WHAT TO WORK ON:
Count the lines below that contain the word "this". Give only the number.

PROVIDED DATA:

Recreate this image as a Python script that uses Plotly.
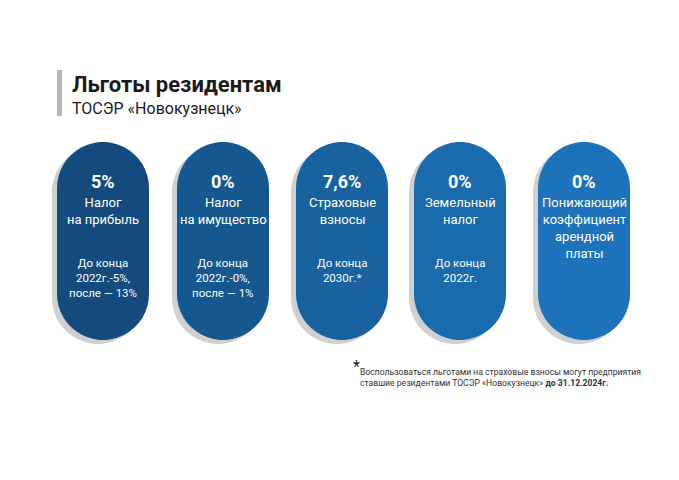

...

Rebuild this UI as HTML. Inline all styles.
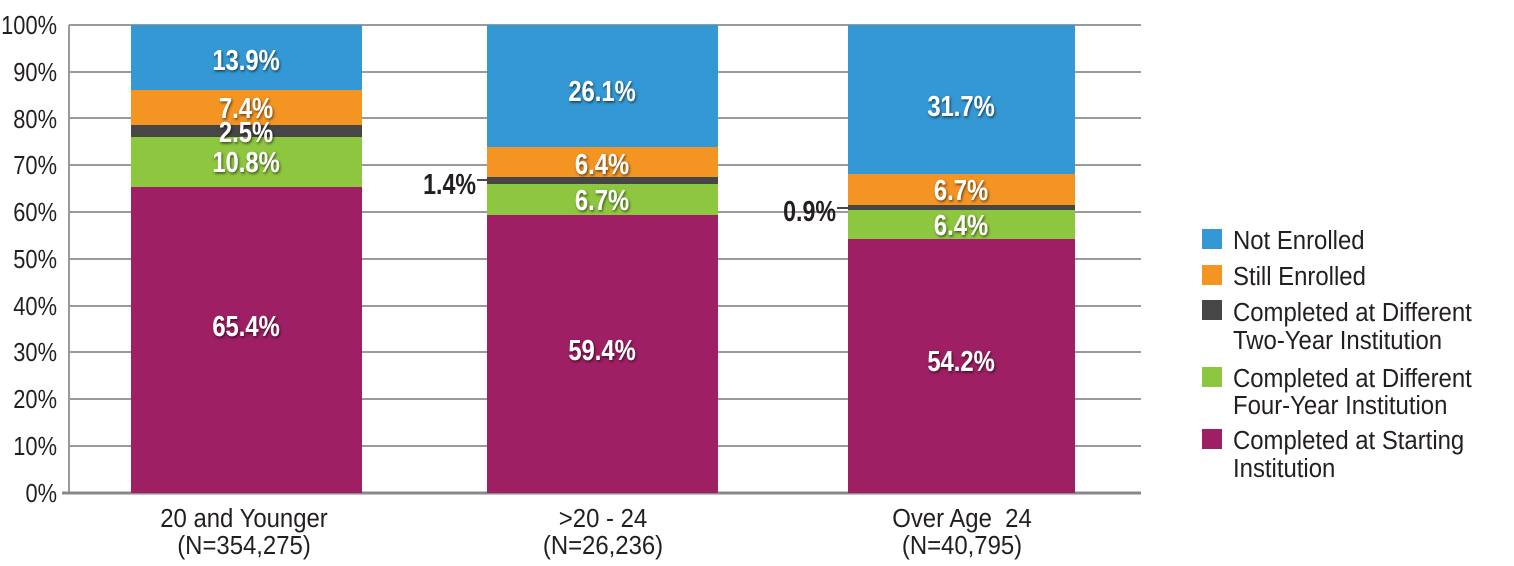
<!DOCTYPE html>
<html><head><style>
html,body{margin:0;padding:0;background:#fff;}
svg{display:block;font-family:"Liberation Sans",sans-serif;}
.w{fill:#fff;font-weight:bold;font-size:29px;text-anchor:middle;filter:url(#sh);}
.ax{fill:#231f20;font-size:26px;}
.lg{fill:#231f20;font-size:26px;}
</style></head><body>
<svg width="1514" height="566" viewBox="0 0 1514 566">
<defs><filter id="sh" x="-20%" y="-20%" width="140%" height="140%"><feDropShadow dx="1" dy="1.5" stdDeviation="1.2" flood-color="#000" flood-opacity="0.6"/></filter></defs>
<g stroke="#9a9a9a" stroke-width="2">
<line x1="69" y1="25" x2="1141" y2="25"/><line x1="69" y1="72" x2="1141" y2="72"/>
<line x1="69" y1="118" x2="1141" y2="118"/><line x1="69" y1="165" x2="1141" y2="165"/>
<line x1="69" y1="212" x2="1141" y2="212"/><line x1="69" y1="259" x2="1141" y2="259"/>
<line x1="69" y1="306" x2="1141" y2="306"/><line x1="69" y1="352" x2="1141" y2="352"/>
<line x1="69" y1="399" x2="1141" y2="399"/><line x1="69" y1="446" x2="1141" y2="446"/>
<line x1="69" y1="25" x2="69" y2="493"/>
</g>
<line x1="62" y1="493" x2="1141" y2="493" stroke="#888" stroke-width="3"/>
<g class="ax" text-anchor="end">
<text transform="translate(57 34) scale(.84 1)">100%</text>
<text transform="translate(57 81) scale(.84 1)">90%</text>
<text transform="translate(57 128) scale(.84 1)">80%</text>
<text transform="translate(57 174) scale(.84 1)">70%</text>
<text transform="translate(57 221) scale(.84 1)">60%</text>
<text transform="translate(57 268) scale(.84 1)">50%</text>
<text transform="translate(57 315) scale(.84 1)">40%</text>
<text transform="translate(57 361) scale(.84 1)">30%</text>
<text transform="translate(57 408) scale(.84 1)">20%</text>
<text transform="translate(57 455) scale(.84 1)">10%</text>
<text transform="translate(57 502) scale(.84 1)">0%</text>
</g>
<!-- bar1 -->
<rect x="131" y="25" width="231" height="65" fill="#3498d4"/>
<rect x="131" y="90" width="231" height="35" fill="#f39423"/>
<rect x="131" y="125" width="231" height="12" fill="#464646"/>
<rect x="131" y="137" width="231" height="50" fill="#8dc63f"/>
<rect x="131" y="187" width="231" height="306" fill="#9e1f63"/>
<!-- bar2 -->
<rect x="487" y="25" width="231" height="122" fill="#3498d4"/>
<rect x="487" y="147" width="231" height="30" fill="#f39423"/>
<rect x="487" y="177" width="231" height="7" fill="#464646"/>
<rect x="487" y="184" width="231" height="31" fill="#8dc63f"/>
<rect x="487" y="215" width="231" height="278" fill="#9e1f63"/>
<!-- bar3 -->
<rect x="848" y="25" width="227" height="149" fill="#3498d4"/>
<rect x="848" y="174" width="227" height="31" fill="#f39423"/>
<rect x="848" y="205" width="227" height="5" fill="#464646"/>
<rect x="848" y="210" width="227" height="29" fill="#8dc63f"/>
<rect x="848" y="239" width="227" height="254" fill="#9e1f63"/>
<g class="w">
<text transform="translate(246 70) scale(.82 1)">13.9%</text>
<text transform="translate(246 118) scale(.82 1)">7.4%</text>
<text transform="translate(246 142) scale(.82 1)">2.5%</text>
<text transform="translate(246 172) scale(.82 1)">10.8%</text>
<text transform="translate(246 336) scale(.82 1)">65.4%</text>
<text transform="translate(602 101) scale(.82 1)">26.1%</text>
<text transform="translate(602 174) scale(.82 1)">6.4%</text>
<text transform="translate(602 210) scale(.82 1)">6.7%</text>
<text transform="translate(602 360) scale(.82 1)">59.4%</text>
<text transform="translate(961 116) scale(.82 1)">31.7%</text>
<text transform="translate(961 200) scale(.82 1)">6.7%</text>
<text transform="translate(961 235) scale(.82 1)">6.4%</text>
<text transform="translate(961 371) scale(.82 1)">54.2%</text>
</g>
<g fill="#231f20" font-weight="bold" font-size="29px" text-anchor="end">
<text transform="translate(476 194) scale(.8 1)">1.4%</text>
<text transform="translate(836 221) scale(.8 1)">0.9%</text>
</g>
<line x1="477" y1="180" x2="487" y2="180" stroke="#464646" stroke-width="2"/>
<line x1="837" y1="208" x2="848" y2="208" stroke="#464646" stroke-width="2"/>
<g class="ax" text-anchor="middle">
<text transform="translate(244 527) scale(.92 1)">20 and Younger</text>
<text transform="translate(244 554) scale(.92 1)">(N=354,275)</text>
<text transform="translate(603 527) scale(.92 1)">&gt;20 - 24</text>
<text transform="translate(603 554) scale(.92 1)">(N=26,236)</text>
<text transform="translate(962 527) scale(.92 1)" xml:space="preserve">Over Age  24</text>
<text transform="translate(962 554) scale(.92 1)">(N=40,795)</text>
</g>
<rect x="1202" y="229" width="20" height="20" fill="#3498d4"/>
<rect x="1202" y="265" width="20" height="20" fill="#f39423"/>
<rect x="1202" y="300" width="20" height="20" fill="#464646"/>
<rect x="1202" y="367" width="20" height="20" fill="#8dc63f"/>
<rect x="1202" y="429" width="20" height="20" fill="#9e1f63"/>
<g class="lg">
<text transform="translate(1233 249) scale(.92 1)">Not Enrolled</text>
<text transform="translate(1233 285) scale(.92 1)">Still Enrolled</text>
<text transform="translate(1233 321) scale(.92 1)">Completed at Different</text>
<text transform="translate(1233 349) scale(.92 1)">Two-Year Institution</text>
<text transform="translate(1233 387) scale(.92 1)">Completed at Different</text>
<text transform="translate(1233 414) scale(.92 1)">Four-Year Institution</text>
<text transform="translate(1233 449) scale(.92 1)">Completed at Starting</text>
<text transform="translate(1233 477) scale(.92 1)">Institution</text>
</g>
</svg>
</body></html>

FULL RESPONSE:
2